A Challenging, Comprehensive, and Deep Look at Prayer: A Review of Prayer: Experiencing Awe and Intimacy with God by Tim Keller

PrayerPastor Tim Keller has been a fairly prolific author over the last number of years, contributing some very solid and readable books to the body of work being put out by evangelical Christians. In his newest book, Keller tackles the bugaboo of many Christians- their prayer life. It is a pretty well-known that Christians in general struggle to pray, and many, from the elders to the newest converts, don’t devote nearly enough time to this invaluable spiritual discipline. Keller’s book is entitled Prayer: Experiencing Awe and Intimacy with God (Dutton, 2014).
The book is divided into five parts: Desiring Prayer, Understanding Prayer, Learning Prayer, Deepening Prayer, and Doing Prayer. Each part is divided into two, three, or four chapters covering related issues to the section. I greatly appreciated Keller’s flow of thought in the book. Starting with the simple concept in chapter one of “The Necessity of Prayer,” he sets the tone for the book. Christians must pray. It is not optional, it is not a nice thing to do. It is as mandatory as obeying the commands of our Lord. But the question logically follows that if I know that I need to pray, I must ask “What is Prayer?” This covers chapters 3-5, where Keller gets a little bogged down in some various views on prayer even from outside Christian thought, but returns in his explanation of prayer to the text of scripture and some of the giants of church history. Once I know that I must pray and what prayer is, the next logical step is to ask, “how do I pray?” To this subject Keller turns in chapters 6-9. Using Augustine, Luther, Calvin, and a few others as models, Keller lays out various patterns and methods of prayer. While he uses a lot of extrabiblical material in these chapters, he is always careful to make it clear that these are suggestions, not normative for practice. The final two sections take the reader a little deeper into suggestions for a deeper prayer life and closing with four chapters on the nuts and bolts of doing prayer.

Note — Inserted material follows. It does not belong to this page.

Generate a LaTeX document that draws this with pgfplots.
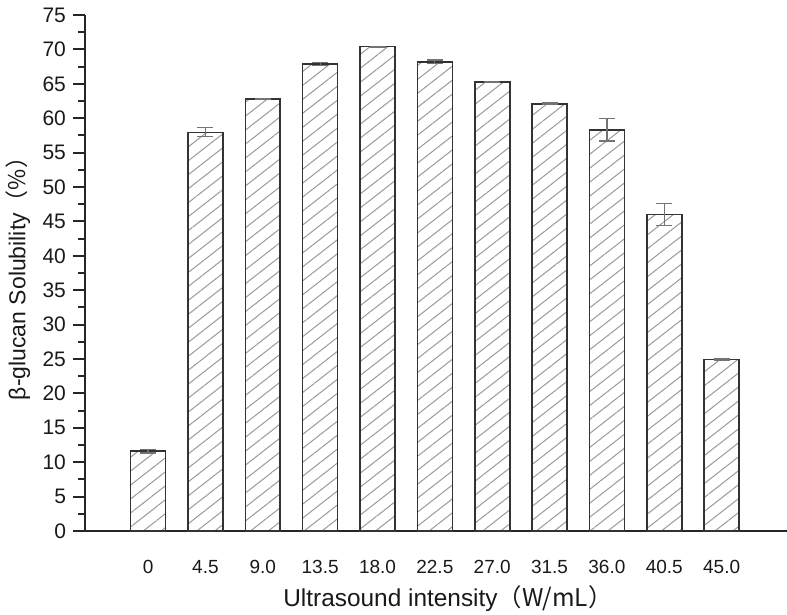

For Keller, this is a long book (over 300 pages and larger in format than some of his previous works). It is also not written on the same popular level as some of his earlier writings, though I believe that anyone who has read and enjoyed his previous books will draw great benefit here as well. The book takes you deep, and places you in the company of others who have gone before. You have to be ready for this, the book is not just a biblical theology of prayer, but a combination theology/practical guide for how to grow in this vitally important area of Christian development. I would highly recommend it for any Christian seeking to understand prayer better. Know what you are getting. It is not a fast read, nor is it meant to be. If we are to learn to commune with the God of all creation, some time invested is a basic requirement. Well worth the read.